Adobe also today announced that Firefly’s users have now generated three billion images since the service launched about half a year ago, with one billion generated last month alone. The vast majority of Firefly users (90%) are also net-new to Adobe’s products. The majority of these users surely use the Firefly web app, which helps explain why a few weeks ago, the company decided to turn what was essentially a demo site for Firefly into a full-fledged Creative Cloud service.
Alexandru Costin, Adobe’s VP for generative AI and Sensei, told me that the new model wasn’t just trained on more recent images from Adobe Stock and other commercially safe sources, but also that it is significantly larger. “Firefly is an ensemble of multiple models and I think we’ve increased their sizes by a factor of three,” he told me. “So it’s like a brain that’s three times larger and that will know how to make these connections and render more beautiful pixels, more beautiful details for the user.” The company also increased the dataset by almost a factor of two, which in turn should give the model a better understanding of what users are asking for.
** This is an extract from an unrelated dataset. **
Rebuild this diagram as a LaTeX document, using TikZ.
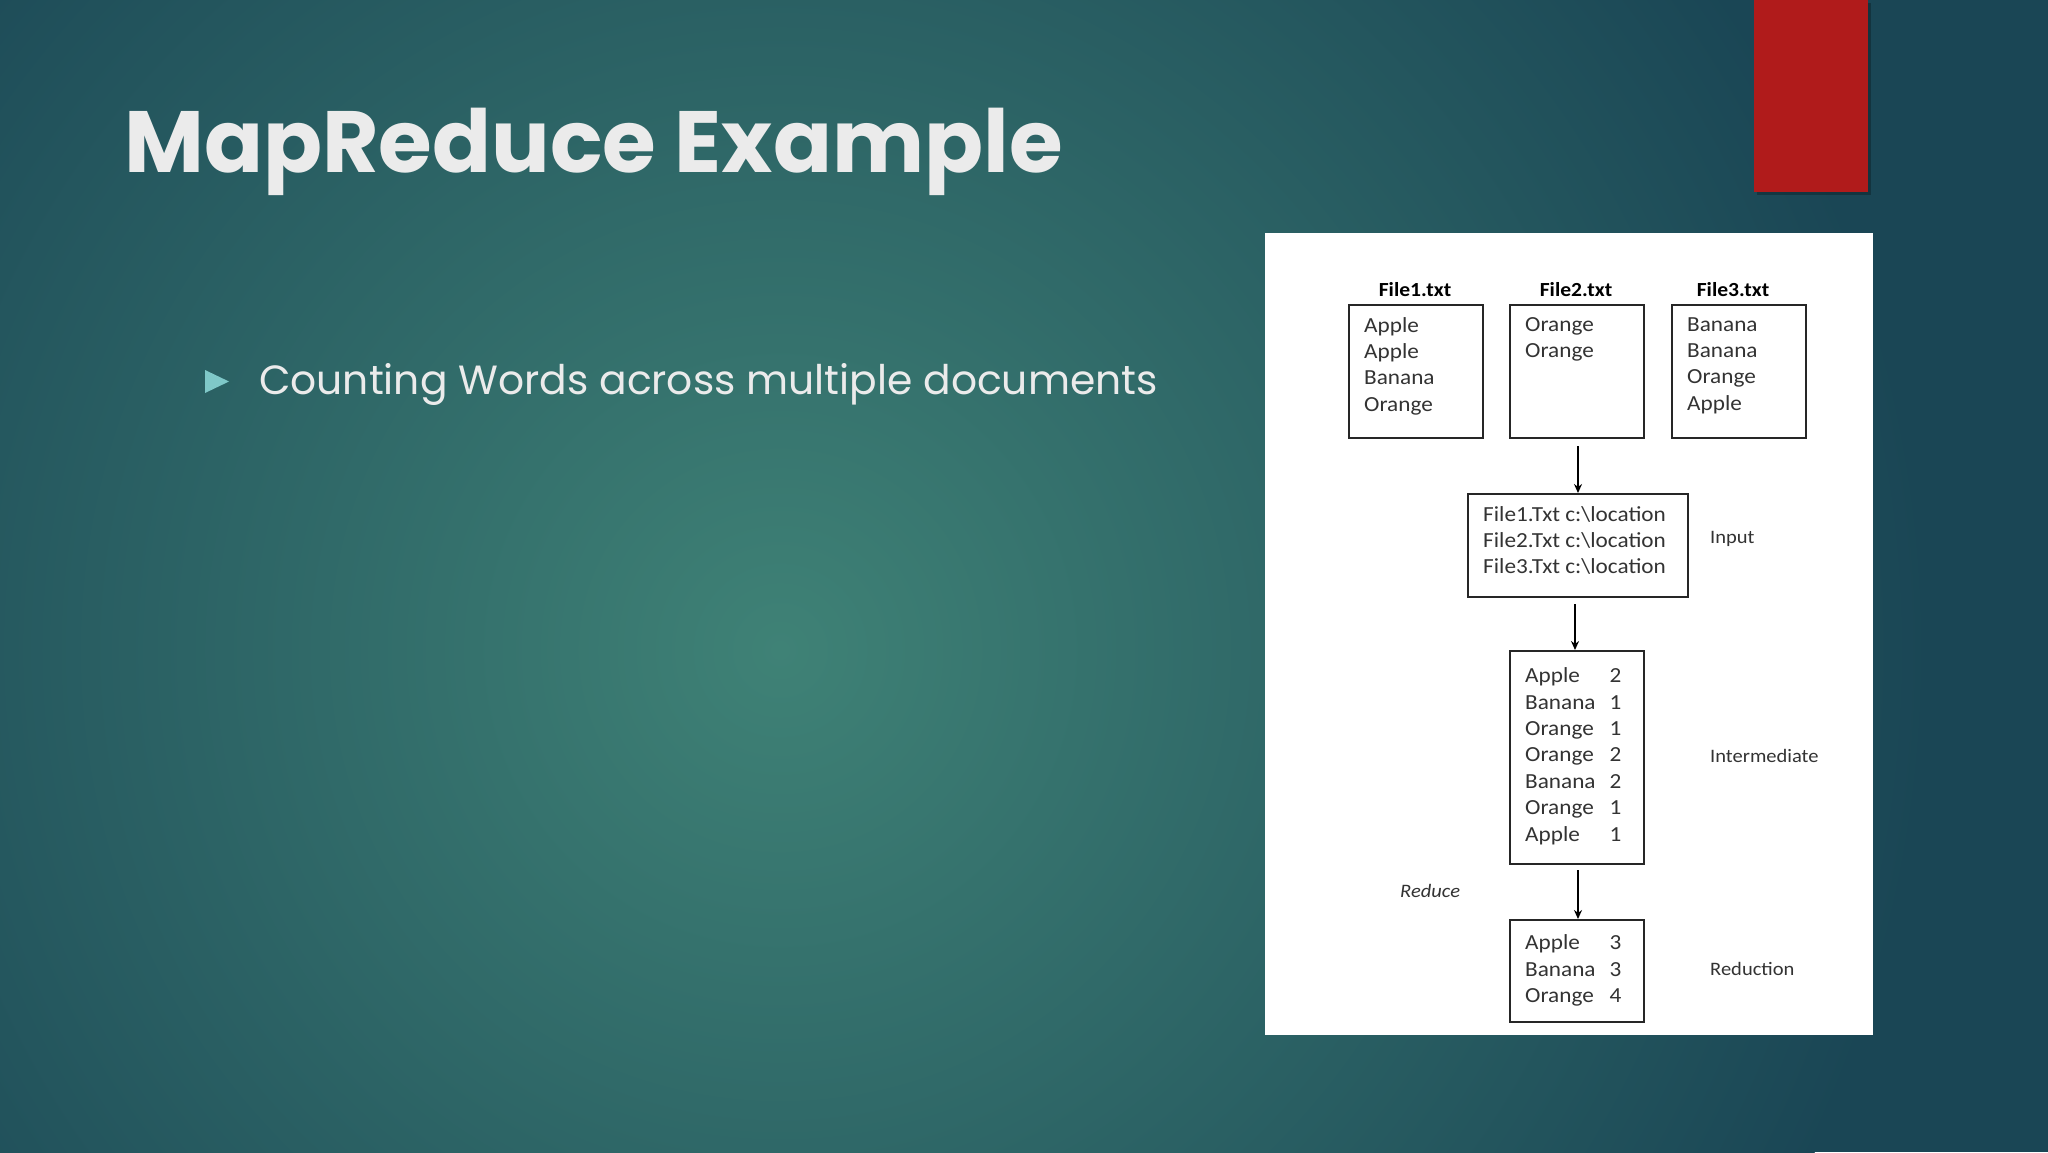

That larger model is obviously more resource-intensive, but Costin noted that it should run at the same speed as the first model. “We’re continuing our explorations and investment in the distillation, pruning, optimization, and quantization. There’s a lot of work going into making sure customers get a similar experience, but we don’t balloon the cloud costs too much.” Right now, though, Adobe’s focus is on quality over optimization.
For now, the new model will be available through the Firefly web app, but it will also come to Creative Cloud apps like Photoshop, where it powers popular features like generative fill, in the near future. That’s also something Costin stressed. The way Adobe thinks about generative AI isn’t so much about content creation but generative editing, he said.
“What we’ve seen our customers do, and this is why Photoshop generative fill is so successful, is not generating new assets only but it’s taking existing assets — a photo shoot, a product shoot — and then using generative capabilities to basically enhance existing workflows. So we’re calling our umbrella term for defining generative as more generative editing than just text-to-image because we think that’s more important for our customers.”
With this new model, Adobe is also introducing a few new controls in the Firefly web app that now allow users to set the depth of field for their images, as well as motion blur and field of view settings. Also new is the ability to upload an existing image and then have Firefly match the style of that image, as well as a new auto-complete feature for when you write your prompts (which Adobe says is optimized to help you get to a better image).